__Material__:
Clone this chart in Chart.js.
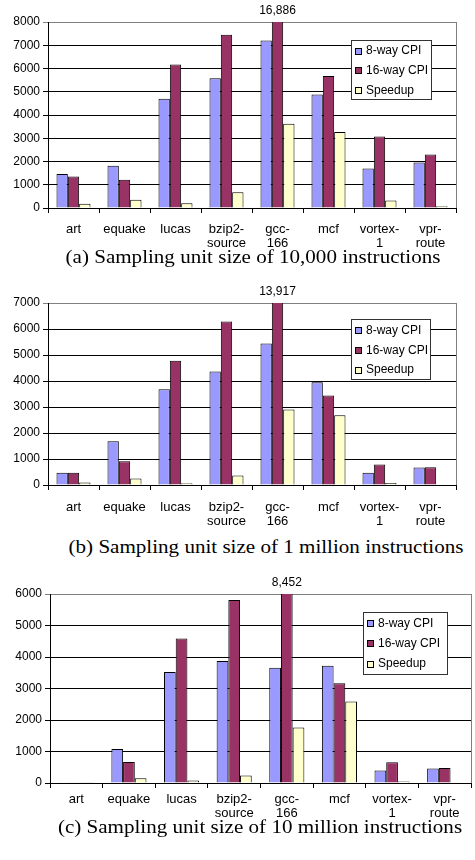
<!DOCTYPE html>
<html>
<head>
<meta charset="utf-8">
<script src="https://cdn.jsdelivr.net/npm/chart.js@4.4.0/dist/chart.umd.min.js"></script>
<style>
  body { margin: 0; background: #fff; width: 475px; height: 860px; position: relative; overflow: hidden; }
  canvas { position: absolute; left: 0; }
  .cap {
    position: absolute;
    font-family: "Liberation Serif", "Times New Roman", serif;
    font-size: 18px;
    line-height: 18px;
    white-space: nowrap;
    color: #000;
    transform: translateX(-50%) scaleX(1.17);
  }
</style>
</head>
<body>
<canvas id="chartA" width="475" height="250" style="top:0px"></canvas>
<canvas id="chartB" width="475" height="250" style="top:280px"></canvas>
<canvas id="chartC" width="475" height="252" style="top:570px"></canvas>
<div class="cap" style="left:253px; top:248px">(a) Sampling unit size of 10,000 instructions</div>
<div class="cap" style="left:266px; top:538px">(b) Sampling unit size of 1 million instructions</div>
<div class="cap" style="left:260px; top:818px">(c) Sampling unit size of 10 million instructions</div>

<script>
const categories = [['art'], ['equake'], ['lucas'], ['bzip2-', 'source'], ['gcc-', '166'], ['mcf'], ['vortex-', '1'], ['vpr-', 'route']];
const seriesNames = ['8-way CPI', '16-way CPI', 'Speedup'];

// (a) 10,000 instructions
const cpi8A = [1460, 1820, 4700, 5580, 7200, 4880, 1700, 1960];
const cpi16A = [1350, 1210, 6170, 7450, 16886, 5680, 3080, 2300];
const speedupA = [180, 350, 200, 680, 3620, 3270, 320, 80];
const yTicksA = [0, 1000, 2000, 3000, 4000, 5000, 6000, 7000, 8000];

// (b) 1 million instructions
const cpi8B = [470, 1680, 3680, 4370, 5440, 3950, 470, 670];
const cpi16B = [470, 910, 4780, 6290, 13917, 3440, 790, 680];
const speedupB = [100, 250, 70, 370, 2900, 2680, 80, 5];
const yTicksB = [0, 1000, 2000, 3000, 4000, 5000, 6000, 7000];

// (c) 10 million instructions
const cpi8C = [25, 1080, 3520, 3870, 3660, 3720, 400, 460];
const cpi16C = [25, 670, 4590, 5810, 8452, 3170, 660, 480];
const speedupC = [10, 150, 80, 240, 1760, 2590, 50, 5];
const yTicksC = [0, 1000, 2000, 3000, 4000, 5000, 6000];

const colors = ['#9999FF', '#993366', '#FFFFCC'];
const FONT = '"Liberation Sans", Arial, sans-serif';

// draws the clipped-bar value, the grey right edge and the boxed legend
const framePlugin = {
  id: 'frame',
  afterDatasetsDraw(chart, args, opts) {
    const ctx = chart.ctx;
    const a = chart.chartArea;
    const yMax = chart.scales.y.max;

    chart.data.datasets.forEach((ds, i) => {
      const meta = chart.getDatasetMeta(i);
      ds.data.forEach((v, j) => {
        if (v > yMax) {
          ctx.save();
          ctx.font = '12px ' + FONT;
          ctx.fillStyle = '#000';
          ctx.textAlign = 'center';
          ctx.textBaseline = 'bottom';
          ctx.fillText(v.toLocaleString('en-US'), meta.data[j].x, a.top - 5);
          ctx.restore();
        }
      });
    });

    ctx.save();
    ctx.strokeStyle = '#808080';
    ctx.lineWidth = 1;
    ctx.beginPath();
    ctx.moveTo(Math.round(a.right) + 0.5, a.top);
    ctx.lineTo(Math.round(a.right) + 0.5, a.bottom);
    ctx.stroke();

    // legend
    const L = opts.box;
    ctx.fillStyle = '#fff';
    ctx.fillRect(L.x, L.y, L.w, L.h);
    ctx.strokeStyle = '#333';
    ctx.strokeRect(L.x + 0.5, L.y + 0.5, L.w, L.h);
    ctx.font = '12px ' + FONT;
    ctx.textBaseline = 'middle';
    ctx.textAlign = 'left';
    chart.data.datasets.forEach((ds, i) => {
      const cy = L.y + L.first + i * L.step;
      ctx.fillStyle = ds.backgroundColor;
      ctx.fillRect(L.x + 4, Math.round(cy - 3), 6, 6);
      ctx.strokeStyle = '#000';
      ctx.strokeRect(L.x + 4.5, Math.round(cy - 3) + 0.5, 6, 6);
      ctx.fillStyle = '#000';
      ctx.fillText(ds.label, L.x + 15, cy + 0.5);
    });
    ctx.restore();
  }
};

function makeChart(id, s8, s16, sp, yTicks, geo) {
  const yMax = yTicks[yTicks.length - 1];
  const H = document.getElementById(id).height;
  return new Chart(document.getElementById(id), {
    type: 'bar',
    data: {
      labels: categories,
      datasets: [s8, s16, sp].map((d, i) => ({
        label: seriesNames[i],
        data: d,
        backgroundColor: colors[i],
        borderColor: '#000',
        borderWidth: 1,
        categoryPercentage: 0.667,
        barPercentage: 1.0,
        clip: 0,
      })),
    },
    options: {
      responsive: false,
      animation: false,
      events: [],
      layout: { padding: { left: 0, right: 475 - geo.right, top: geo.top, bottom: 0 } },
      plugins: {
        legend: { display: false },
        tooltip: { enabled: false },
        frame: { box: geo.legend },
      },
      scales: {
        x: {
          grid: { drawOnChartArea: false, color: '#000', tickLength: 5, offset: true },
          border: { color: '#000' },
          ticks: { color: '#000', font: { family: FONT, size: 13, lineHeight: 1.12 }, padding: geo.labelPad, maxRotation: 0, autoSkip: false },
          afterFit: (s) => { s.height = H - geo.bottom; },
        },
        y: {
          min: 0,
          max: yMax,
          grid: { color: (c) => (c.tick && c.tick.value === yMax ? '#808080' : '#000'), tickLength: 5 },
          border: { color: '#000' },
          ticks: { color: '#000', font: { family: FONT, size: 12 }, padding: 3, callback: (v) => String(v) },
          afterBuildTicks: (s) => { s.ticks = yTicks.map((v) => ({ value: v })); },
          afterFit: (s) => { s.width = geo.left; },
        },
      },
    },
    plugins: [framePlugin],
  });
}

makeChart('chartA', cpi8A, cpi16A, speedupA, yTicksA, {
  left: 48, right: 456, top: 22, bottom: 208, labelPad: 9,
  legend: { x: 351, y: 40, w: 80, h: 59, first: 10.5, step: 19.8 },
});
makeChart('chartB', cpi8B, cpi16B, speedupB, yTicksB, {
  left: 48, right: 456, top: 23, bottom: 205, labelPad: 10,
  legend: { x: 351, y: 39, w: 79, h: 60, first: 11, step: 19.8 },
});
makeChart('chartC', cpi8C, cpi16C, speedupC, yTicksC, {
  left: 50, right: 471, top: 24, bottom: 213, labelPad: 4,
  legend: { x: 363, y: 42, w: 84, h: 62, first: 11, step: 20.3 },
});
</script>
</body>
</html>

__Stated goal__:
Repeat the material above in full and exactly, apart from the pictures.

__Worked answer__:
Clone this chart in Chart.js.
<!DOCTYPE html>
<html>
<head>
<meta charset="utf-8">
<script src="https://cdn.jsdelivr.net/npm/chart.js@4.4.0/dist/chart.umd.min.js"></script>
<style>
  body { margin: 0; background: #fff; width: 475px; height: 860px; position: relative; overflow: hidden; }
  canvas { position: absolute; left: 0; }
  .cap {
    position: absolute;
    font-family: "Liberation Serif", "Times New Roman", serif;
    font-size: 18px;
    line-height: 18px;
    white-space: nowrap;
    color: #000;
    transform: translateX(-50%) scaleX(1.17);
  }
</style>
</head>
<body>
<canvas id="chartA" width="475" height="250" style="top:0px"></canvas>
<canvas id="chartB" width="475" height="250" style="top:280px"></canvas>
<canvas id="chartC" width="475" height="252" style="top:570px"></canvas>
<div class="cap" style="left:253px; top:248px">(a) Sampling unit size of 10,000 instructions</div>
<div class="cap" style="left:266px; top:538px">(b) Sampling unit size of 1 million instructions</div>
<div class="cap" style="left:260px; top:818px">(c) Sampling unit size of 10 million instructions</div>

<script>
const categories = [['art'], ['equake'], ['lucas'], ['bzip2-', 'source'], ['gcc-', '166'], ['mcf'], ['vortex-', '1'], ['vpr-', 'route']];
const seriesNames = ['8-way CPI', '16-way CPI', 'Speedup'];

// (a) 10,000 instructions
const cpi8A = [1460, 1820, 4700, 5580, 7200, 4880, 1700, 1960];
const cpi16A = [1350, 1210, 6170, 7450, 16886, 5680, 3080, 2300];
const speedupA = [180, 350, 200, 680, 3620, 3270, 320, 80];
const yTicksA = [0, 1000, 2000, 3000, 4000, 5000, 6000, 7000, 8000];

// (b) 1 million instructions
const cpi8B = [470, 1680, 3680, 4370, 5440, 3950, 470, 670];
const cpi16B = [470, 910, 4780, 6290, 13917, 3440, 790, 680];
const speedupB = [100, 250, 70, 370, 2900, 2680, 80, 5];
const yTicksB = [0, 1000, 2000, 3000, 4000, 5000, 6000, 7000];

// (c) 10 million instructions
const cpi8C = [25, 1080, 3520, 3870, 3660, 3720, 400, 460];
const cpi16C = [25, 670, 4590, 5810, 8452, 3170, 660, 480];
const speedupC = [10, 150, 80, 240, 1760, 2590, 50, 5];
const yTicksC = [0, 1000, 2000, 3000, 4000, 5000, 6000];

const colors = ['#9999FF', '#993366', '#FFFFCC'];
const FONT = '"Liberation Sans", Arial, sans-serif';

// draws the clipped-bar value, the grey right edge and the boxed legend
const framePlugin = {
  id: 'frame',
  afterDatasetsDraw(chart, args, opts) {
    const ctx = chart.ctx;
    const a = chart.chartArea;
    const yMax = chart.scales.y.max;

    chart.data.datasets.forEach((ds, i) => {
      const meta = chart.getDatasetMeta(i);
      ds.data.forEach((v, j) => {
        if (v > yMax) {
          ctx.save();
          ctx.font = '12px ' + FONT;
          ctx.fillStyle = '#000';
          ctx.textAlign = 'center';
          ctx.textBaseline = 'bottom';
          ctx.fillText(v.toLocaleString('en-US'), meta.data[j].x, a.top - 5);
          ctx.restore();
        }
      });
    });

    ctx.save();
    ctx.strokeStyle = '#808080';
    ctx.lineWidth = 1;
    ctx.beginPath();
    ctx.moveTo(Math.round(a.right) + 0.5, a.top);
    ctx.lineTo(Math.round(a.right) + 0.5, a.bottom);
    ctx.stroke();

    // legend
    const L = opts.box;
    ctx.fillStyle = '#fff';
    ctx.fillRect(L.x, L.y, L.w, L.h);
    ctx.strokeStyle = '#333';
    ctx.strokeRect(L.x + 0.5, L.y + 0.5, L.w, L.h);
    ctx.font = '12px ' + FONT;
    ctx.textBaseline = 'middle';
    ctx.textAlign = 'left';
    chart.data.datasets.forEach((ds, i) => {
      const cy = L.y + L.first + i * L.step;
      ctx.fillStyle = ds.backgroundColor;
      ctx.fillRect(L.x + 4, Math.round(cy - 3), 6, 6);
      ctx.strokeStyle = '#000';
      ctx.strokeRect(L.x + 4.5, Math.round(cy - 3) + 0.5, 6, 6);
      ctx.fillStyle = '#000';
      ctx.fillText(ds.label, L.x + 15, cy + 0.5);
    });
    ctx.restore();
  }
};

function makeChart(id, s8, s16, sp, yTicks, geo) {
  const yMax = yTicks[yTicks.length - 1];
  const H = document.getElementById(id).height;
  return new Chart(document.getElementById(id), {
    type: 'bar',
    data: {
      labels: categories,
      datasets: [s8, s16, sp].map((d, i) => ({
        label: seriesNames[i],
        data: d,
        backgroundColor: colors[i],
        borderColor: '#000',
        borderWidth: 1,
        categoryPercentage: 0.667,
        barPercentage: 1.0,
        clip: 0,
      })),
    },
    options: {
      responsive: false,
      animation: false,
      events: [],
      layout: { padding: { left: 0, right: 475 - geo.right, top: geo.top, bottom: 0 } },
      plugins: {
        legend: { display: false },
        tooltip: { enabled: false },
        frame: { box: geo.legend },
      },
      scales: {
        x: {
          grid: { drawOnChartArea: false, color: '#000', tickLength: 5, offset: true },
          border: { color: '#000' },
          ticks: { color: '#000', font: { family: FONT, size: 13, lineHeight: 1.12 }, padding: geo.labelPad, maxRotation: 0, autoSkip: false },
          afterFit: (s) => { s.height = H - geo.bottom; },
        },
        y: {
          min: 0,
          max: yMax,
          grid: { color: (c) => (c.tick && c.tick.value === yMax ? '#808080' : '#000'), tickLength: 5 },
          border: { color: '#000' },
          ticks: { color: '#000', font: { family: FONT, size: 12 }, padding: 3, callback: (v) => String(v) },
          afterBuildTicks: (s) => { s.ticks = yTicks.map((v) => ({ value: v })); },
          afterFit: (s) => { s.width = geo.left; },
        },
      },
    },
    plugins: [framePlugin],
  });
}

makeChart('chartA', cpi8A, cpi16A, speedupA, yTicksA, {
  left: 48, right: 456, top: 22, bottom: 208, labelPad: 9,
  legend: { x: 351, y: 40, w: 80, h: 59, first: 10.5, step: 19.8 },
});
makeChart('chartB', cpi8B, cpi16B, speedupB, yTicksB, {
  left: 48, right: 456, top: 23, bottom: 205, labelPad: 10,
  legend: { x: 351, y: 39, w: 79, h: 60, first: 11, step: 19.8 },
});
makeChart('chartC', cpi8C, cpi16C, speedupC, yTicksC, {
  left: 50, right: 471, top: 24, bottom: 213, labelPad: 4,
  legend: { x: 363, y: 42, w: 84, h: 62, first: 11, step: 20.3 },
});
</script>
</body>
</html>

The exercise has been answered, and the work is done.